Exercise task -> Restate the whole listing word for word. Pictures are left out.
BEGIN Data
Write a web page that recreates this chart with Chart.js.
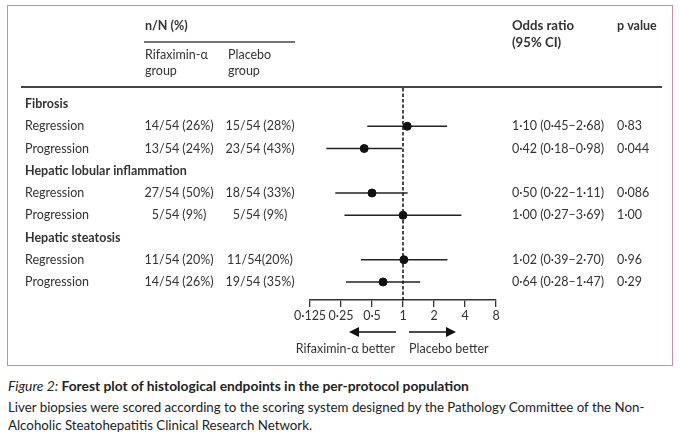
<!DOCTYPE html>
<html><head><meta charset="utf-8">
<script src="https://cdn.jsdelivr.net/npm/chart.js@4.4.0/dist/chart.umd.min.js"></script>
<style>
html,body{margin:0;padding:0;background:#fff;width:680px;height:437px;overflow:hidden;}
#frame{position:absolute;left:7px;top:5px;width:664px;height:359px;border:1.5px solid #c98ea4;box-sizing:content-box;}
#wrap{position:absolute;left:0;top:0;width:680px;height:370px;}
#cap{position:absolute;left:8px;top:377px;width:672px;font-family:Lato,sans-serif;font-size:13.3px;line-height:18px;color:#222;white-space:nowrap;}
#cap .t{font-size:13.8px;font-weight:700;margin-bottom:3px;}
#cap .t i{font-weight:400;}
</style></head><body>
<div id="frame"></div>
<div id="wrap"><canvas id="c"></canvas></div>
<div id="cap"><div class="t"><i>Figure 2:</i> Forest plot of histological endpoints in the per-protocol population</div>Liver biopsies were scored according to the scoring system designed by the Pathology Committee of the Non-<br>Alcoholic Steatohepatitis Clinical Research Network.</div>
<script>
// ---- data ----
const rowLabels = ['Fibrosis','Regression','Progression','Hepatic lobular inflammation','Regression','Progression','Hepatic steatosis','Regression','Progression'];
const isHeading = [true,false,false,true,false,false,true,false,false];
const rifaximinGroup = ['','14/54 (26%)','13/54 (24%)','','27/54 (50%)','5/54 (9%)','','11/54 (20%)','14/54 (26%)'];
const placeboGroup = ['','15/54 (28%)','23/54 (43%)','','18/54 (33%)','5/54 (9%)','','11/54(20%)','19/54 (35%)'];
const oddsRatio = [null,1.10,0.42,null,0.50,1.00,null,1.02,0.64];
const ciLow = [null,0.45,0.18,null,0.22,0.27,null,0.39,0.28];
const ciHigh = [null,2.68,0.98,null,1.11,3.69,null,2.70,1.47];
const pValues = ['','0·83','0·044','','0·086','1·00','','0·96','0·29'];
const tickValues = [0.125,0.25,0.5,1,2,4,8];
const tickLabels = ['0·125','0·25','0·5','1','2','4','8'];

const fmt = v => v.toFixed(2).replace('.', '·');
const FONT = 'Lato, sans-serif';
const TXT = '#333';

const points = [];
oddsRatio.forEach((v,i)=>{ if(v!==null) points.push({x:v,y:i}); });

const tablePlugin = {
  id:'table',
  beforeDatasetsDraw(chart){
    const ctx = chart.ctx, xs = chart.scales.x, ys = chart.scales.y;
    const x1 = xs.getPixelForValue(1);
    ctx.save();
    // header rules
    ctx.strokeStyle = '#444';
    ctx.lineWidth = 1.3;
    ctx.beginPath(); ctx.moveTo(144,42); ctx.lineTo(295,42); ctx.stroke();
    ctx.lineWidth = 2;
    ctx.beginPath(); ctx.moveTo(21,87); ctx.lineTo(662,87); ctx.stroke();
    // reference dashed line
    ctx.strokeStyle = '#111';
    ctx.lineWidth = 1.5;
    ctx.setLineDash([3.5,2]);
    ctx.beginPath(); ctx.moveTo(x1, 88); ctx.lineTo(x1, chart.chartArea.bottom); ctx.stroke();
    ctx.setLineDash([]);
    // CI lines
    ctx.strokeStyle = '#222';
    ctx.lineWidth = 1.4;
    oddsRatio.forEach((v,i)=>{
      if(v===null) return;
      const y = ys.getPixelForValue(i);
      ctx.beginPath();
      ctx.moveTo(xs.getPixelForValue(ciLow[i]), y);
      ctx.lineTo(xs.getPixelForValue(ciHigh[i]), y);
      ctx.stroke();
    });
    // header text
    ctx.fillStyle = TXT;
    ctx.textBaseline = 'middle';
    ctx.textAlign = 'left';
    ctx.font = '700 12.5px ' + FONT;
    ctx.fillText('n/N (%)', 145, 26);
    ctx.font = '700 13.2px ' + FONT;
    ctx.fillText('Odds ratio', 512, 26);
    ctx.fillText('(95% CI)', 512, 43);
    ctx.font = '700 12.5px ' + FONT;
    ctx.fillText('p value', 617, 26);
    ctx.font = '400 12.5px ' + FONT;
    ctx.fillText('Rifaximin-α', 145, 55);
    ctx.fillText('group', 145, 71);
    ctx.fillText('Placebo', 228, 55);
    ctx.fillText('group', 228, 71);
    // rows
    rowLabels.forEach((lab,i)=>{
      const y = ys.getPixelForValue(i);
      ctx.textAlign = 'left';
      ctx.font = (isHeading[i] ? '700 ' : '400 ') + '12.5px ' + FONT;
      ctx.fillText(lab, 25, y);
      if(isHeading[i]) return;
      ctx.font = '400 12.5px ' + FONT;
      ctx.textAlign = 'center';
      ctx.fillText(rifaximinGroup[i], 179, y);
      ctx.fillText(placeboGroup[i], 260, y);
      ctx.textAlign = 'left';
      ctx.fillText(fmt(oddsRatio[i]) + ' (' + fmt(ciLow[i]) + '–' + fmt(ciHigh[i]) + ')', 512, y);
      ctx.fillText(pValues[i], 617, y);
    });
    // direction arrows
    const ay = 332;
    ctx.fillStyle = '#111'; ctx.strokeStyle = '#111'; ctx.lineWidth = 1.6;
    const arrow = (from, to) => {
      const d = Math.sign(to - from);
      ctx.beginPath(); ctx.moveTo(from, ay); ctx.lineTo(to - d*8, ay); ctx.stroke();
      ctx.beginPath(); ctx.moveTo(to, ay); ctx.lineTo(to - d*10, ay-5); ctx.lineTo(to - d*10, ay+5); ctx.closePath(); ctx.fill();
    };
    arrow(x1 - 7, x1 - 54);
    arrow(x1 + 6, x1 + 53);
    ctx.fillStyle = TXT;
    ctx.font = '400 12.5px ' + FONT;
    ctx.textAlign = 'right';
    ctx.fillText('Rifaximin-α better', x1 - 8, 349);
    ctx.textAlign = 'left';
    ctx.fillText('Placebo better', x1 + 6, 349);
    ctx.restore();
  }
};

new Chart(document.getElementById('c'), {
  type:'scatter',
  data:{ datasets:[{ data: points, backgroundColor:'#111', borderColor:'#111', pointRadius:4, pointHoverRadius:4 }] },
  options:{
    responsive:true, maintainAspectRatio:false, animation:false,
    layout:{ padding:{ left:310, right:184, top:88, bottom:40 } },
    plugins:{ legend:{display:false}, tooltip:{enabled:false} },
    scales:{
      x:{
        type:'logarithmic', min:0.125, max:8,
        afterBuildTicks: s => { s.ticks = tickValues.map(v=>({value:v})); },
        afterFit: s => { s.height = 30; },
        ticks:{ autoSkip:false, maxRotation:0, padding:1, color:TXT, font:{family:FONT,size:12.5},
          callback: v => { const k = tickValues.indexOf(v); return k>=0 ? tickLabels[k] : ''; } },
        grid:{ display:true, drawOnChartArea:false, drawTicks:true, tickLength:7, color:'#333', lineWidth:1.3 },
        border:{ display:true, color:'#333', width:1.5 }
      },
      y:{ type:'linear', display:false, min:-0.72, max:8.81, reverse:true }
    }
  },
  plugins:[tablePlugin]
});
</script>
</body></html>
END Data
Reply ->
Write a web page that recreates this chart with Chart.js.
<!DOCTYPE html>
<html><head><meta charset="utf-8">
<script src="https://cdn.jsdelivr.net/npm/chart.js@4.4.0/dist/chart.umd.min.js"></script>
<style>
html,body{margin:0;padding:0;background:#fff;width:680px;height:437px;overflow:hidden;}
#frame{position:absolute;left:7px;top:5px;width:664px;height:359px;border:1.5px solid #c98ea4;box-sizing:content-box;}
#wrap{position:absolute;left:0;top:0;width:680px;height:370px;}
#cap{position:absolute;left:8px;top:377px;width:672px;font-family:Lato,sans-serif;font-size:13.3px;line-height:18px;color:#222;white-space:nowrap;}
#cap .t{font-size:13.8px;font-weight:700;margin-bottom:3px;}
#cap .t i{font-weight:400;}
</style></head><body>
<div id="frame"></div>
<div id="wrap"><canvas id="c"></canvas></div>
<div id="cap"><div class="t"><i>Figure 2:</i> Forest plot of histological endpoints in the per-protocol population</div>Liver biopsies were scored according to the scoring system designed by the Pathology Committee of the Non-<br>Alcoholic Steatohepatitis Clinical Research Network.</div>
<script>
// ---- data ----
const rowLabels = ['Fibrosis','Regression','Progression','Hepatic lobular inflammation','Regression','Progression','Hepatic steatosis','Regression','Progression'];
const isHeading = [true,false,false,true,false,false,true,false,false];
const rifaximinGroup = ['','14/54 (26%)','13/54 (24%)','','27/54 (50%)','5/54 (9%)','','11/54 (20%)','14/54 (26%)'];
const placeboGroup = ['','15/54 (28%)','23/54 (43%)','','18/54 (33%)','5/54 (9%)','','11/54(20%)','19/54 (35%)'];
const oddsRatio = [null,1.10,0.42,null,0.50,1.00,null,1.02,0.64];
const ciLow = [null,0.45,0.18,null,0.22,0.27,null,0.39,0.28];
const ciHigh = [null,2.68,0.98,null,1.11,3.69,null,2.70,1.47];
const pValues = ['','0·83','0·044','','0·086','1·00','','0·96','0·29'];
const tickValues = [0.125,0.25,0.5,1,2,4,8];
const tickLabels = ['0·125','0·25','0·5','1','2','4','8'];

const fmt = v => v.toFixed(2).replace('.', '·');
const FONT = 'Lato, sans-serif';
const TXT = '#333';

const points = [];
oddsRatio.forEach((v,i)=>{ if(v!==null) points.push({x:v,y:i}); });

const tablePlugin = {
  id:'table',
  beforeDatasetsDraw(chart){
    const ctx = chart.ctx, xs = chart.scales.x, ys = chart.scales.y;
    const x1 = xs.getPixelForValue(1);
    ctx.save();
    // header rules
    ctx.strokeStyle = '#444';
    ctx.lineWidth = 1.3;
    ctx.beginPath(); ctx.moveTo(144,42); ctx.lineTo(295,42); ctx.stroke();
    ctx.lineWidth = 2;
    ctx.beginPath(); ctx.moveTo(21,87); ctx.lineTo(662,87); ctx.stroke();
    // reference dashed line
    ctx.strokeStyle = '#111';
    ctx.lineWidth = 1.5;
    ctx.setLineDash([3.5,2]);
    ctx.beginPath(); ctx.moveTo(x1, 88); ctx.lineTo(x1, chart.chartArea.bottom); ctx.stroke();
    ctx.setLineDash([]);
    // CI lines
    ctx.strokeStyle = '#222';
    ctx.lineWidth = 1.4;
    oddsRatio.forEach((v,i)=>{
      if(v===null) return;
      const y = ys.getPixelForValue(i);
      ctx.beginPath();
      ctx.moveTo(xs.getPixelForValue(ciLow[i]), y);
      ctx.lineTo(xs.getPixelForValue(ciHigh[i]), y);
      ctx.stroke();
    });
    // header text
    ctx.fillStyle = TXT;
    ctx.textBaseline = 'middle';
    ctx.textAlign = 'left';
    ctx.font = '700 12.5px ' + FONT;
    ctx.fillText('n/N (%)', 145, 26);
    ctx.font = '700 13.2px ' + FONT;
    ctx.fillText('Odds ratio', 512, 26);
    ctx.fillText('(95% CI)', 512, 43);
    ctx.font = '700 12.5px ' + FONT;
    ctx.fillText('p value', 617, 26);
    ctx.font = '400 12.5px ' + FONT;
    ctx.fillText('Rifaximin-α', 145, 55);
    ctx.fillText('group', 145, 71);
    ctx.fillText('Placebo', 228, 55);
    ctx.fillText('group', 228, 71);
    // rows
    rowLabels.forEach((lab,i)=>{
      const y = ys.getPixelForValue(i);
      ctx.textAlign = 'left';
      ctx.font = (isHeading[i] ? '700 ' : '400 ') + '12.5px ' + FONT;
      ctx.fillText(lab, 25, y);
      if(isHeading[i]) return;
      ctx.font = '400 12.5px ' + FONT;
      ctx.textAlign = 'center';
      ctx.fillText(rifaximinGroup[i], 179, y);
      ctx.fillText(placeboGroup[i], 260, y);
      ctx.textAlign = 'left';
      ctx.fillText(fmt(oddsRatio[i]) + ' (' + fmt(ciLow[i]) + '–' + fmt(ciHigh[i]) + ')', 512, y);
      ctx.fillText(pValues[i], 617, y);
    });
    // direction arrows
    const ay = 332;
    ctx.fillStyle = '#111'; ctx.strokeStyle = '#111'; ctx.lineWidth = 1.6;
    const arrow = (from, to) => {
      const d = Math.sign(to - from);
      ctx.beginPath(); ctx.moveTo(from, ay); ctx.lineTo(to - d*8, ay); ctx.stroke();
      ctx.beginPath(); ctx.moveTo(to, ay); ctx.lineTo(to - d*10, ay-5); ctx.lineTo(to - d*10, ay+5); ctx.closePath(); ctx.fill();
    };
    arrow(x1 - 7, x1 - 54);
    arrow(x1 + 6, x1 + 53);
    ctx.fillStyle = TXT;
    ctx.font = '400 12.5px ' + FONT;
    ctx.textAlign = 'right';
    ctx.fillText('Rifaximin-α better', x1 - 8, 349);
    ctx.textAlign = 'left';
    ctx.fillText('Placebo better', x1 + 6, 349);
    ctx.restore();
  }
};

new Chart(document.getElementById('c'), {
  type:'scatter',
  data:{ datasets:[{ data: points, backgroundColor:'#111', borderColor:'#111', pointRadius:4, pointHoverRadius:4 }] },
  options:{
    responsive:true, maintainAspectRatio:false, animation:false,
    layout:{ padding:{ left:310, right:184, top:88, bottom:40 } },
    plugins:{ legend:{display:false}, tooltip:{enabled:false} },
    scales:{
      x:{
        type:'logarithmic', min:0.125, max:8,
        afterBuildTicks: s => { s.ticks = tickValues.map(v=>({value:v})); },
        afterFit: s => { s.height = 30; },
        ticks:{ autoSkip:false, maxRotation:0, padding:1, color:TXT, font:{family:FONT,size:12.5},
          callback: v => { const k = tickValues.indexOf(v); return k>=0 ? tickLabels[k] : ''; } },
        grid:{ display:true, drawOnChartArea:false, drawTicks:true, tickLength:7, color:'#333', lineWidth:1.3 },
        border:{ display:true, color:'#333', width:1.5 }
      },
      y:{ type:'linear', display:false, min:-0.72, max:8.81, reverse:true }
    }
  },
  plugins:[tablePlugin]
});
</script>
</body></html>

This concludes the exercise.